This educational collaboration between Washington University's Tyson Research Center and the Missouri Botanical Garden's Shaw Nature Reserve is designed to engage St. Louis area high school students in scientifically-based exploration of the natural world. Linked programs of field training (SIFT) and field research (TERF) provide teenagers with experiences that realistically reflect research in environmental biology. Participating teens learn a variety of field investigation skills and then have the opportunity to put those new skills to work assisting career scientists with real research projects.

Thursday, June 21, 2012

Plant Sorting 101, The First SIFT Work Day

 Even though the second week of SIFT is still in progress, the SIFT work days have already begun! The eager Tyson Prairie team was excited to bring out a group of SIFTers last Monday and Tuesday for some plant sorting. The SIFTers job was to sort out the numerous plants from small samples of experimental prairies By sorting the plants into the different types, the researchers can see how much biodiversity there is in each of their 102 plots on Tyson.

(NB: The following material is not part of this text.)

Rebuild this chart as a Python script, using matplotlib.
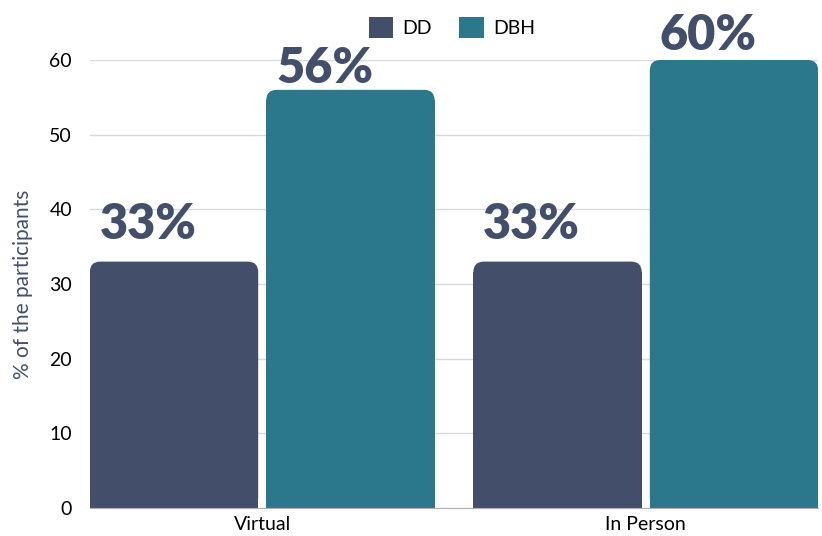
import matplotlib.pyplot as plt
from matplotlib.patches import FancyBboxPatch
import numpy as np

categories = ['Virtual', 'In Person']
dd_values = [33, 33]
dbh_values = [56, 60]
series_names = ['DD', 'DBH']
colors = ['#434f6a', '#2b778c']
label_offsets = [[16, 16], [5, 7]]  # points above bar top, per series / category

plt.rcParams['font.family'] = ['Lato', 'DejaVu Sans']

fig = plt.figure(figsize=(8.22, 5.36), dpi=100)
ax = fig.add_axes([90/822, 1 - 508/536, 728/822, 448/536])

x = np.arange(len(categories))
width = 0.439
gap = 0.021
ax.set_xlim(-0.449, 1.449)
ax.set_ylim(0, 60)

# rounding size in data units (x) and the y/x aspect for it
rx = 0.027
ry = 1.4
for i, (vals, name, col) in enumerate(zip([dd_values, dbh_values], series_names, colors)):
    pos = x - width / 2 - gap / 2 + i * (width + gap)
    bars = ax.bar(pos, [v - ry for v in vals], width, color=col, label=name, zorder=2)
    for b, v, off in zip(bars, vals, label_offsets[i]):
        bx = b.get_x()
        ax.add_patch(FancyBboxPatch((bx, 0), width, v,
                                    boxstyle=f'round,pad=0,rounding_size={rx}',
                                    mutation_aspect=ry / rx,
                                    facecolor=col, edgecolor='none', zorder=2))
        ax.annotate(f'{v}%', (bx, v), xytext=(7, off), textcoords='offset points',
                    ha='left', va='baseline', fontsize=35, fontweight='heavy',
                    color='#434f6a', zorder=3)

ax.set_xticks(x)
ax.set_xticklabels(categories, fontsize=14)
ax.set_yticks(range(0, 61, 10))
ax.tick_params(axis='y', length=0, pad=13, labelsize=14)
ax.tick_params(axis='x', length=0, pad=6)
ax.yaxis.grid(color='#d9d9d9', linewidth=1, zorder=0)
ax.set_axisbelow(True)
for s in ['top', 'right', 'left']:
    ax.spines[s].set_visible(False)
ax.spines['bottom'].set_color('#b0b0b0')
ax.set_ylabel('% of the participants', fontsize=15, color='#434f6a', labelpad=12)

ax.legend(loc='upper center', bbox_to_anchor=(452/822, 1.0), bbox_transform=fig.transFigure,
          ncol=2, frameon=False, fontsize=14, handlelength=1.25, handleheight=1.25,
          columnspacing=1.4, handletextpad=0.5)

fig.savefig('out.png', dpi=100)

The work day began with a short presentation by researcher Tiffany Knight about the large scale prairie project. SIFTers were then taken to the prairie to see just how large the project really is. Once the short trip was finished, everyone headed back to the Living Learning Center to start the sorting.

TERFer Tom Collins talks to the SIFTers about the work he does with the Prairie Team.

The first task was to weigh the bag before the plants were sorted.

Johannes Shrader and  Suraj Puvvada get ready to weigh their samples.

Adam Vorel and Maddie Herries working together to weight out the plot samples.

Next, the SIFTers had to sort the plants into different groups: grasses, forbs, Lespedeza, litter, and more.

 George Garner and Liyang Gu sort through prairie plants in the LLC classroom

Once all the plants were sorted, they were re-bagged according to their species. Each bag would be dried and reweighed for the total bio mass later on.

Becky Chen after a long day of plant sorting.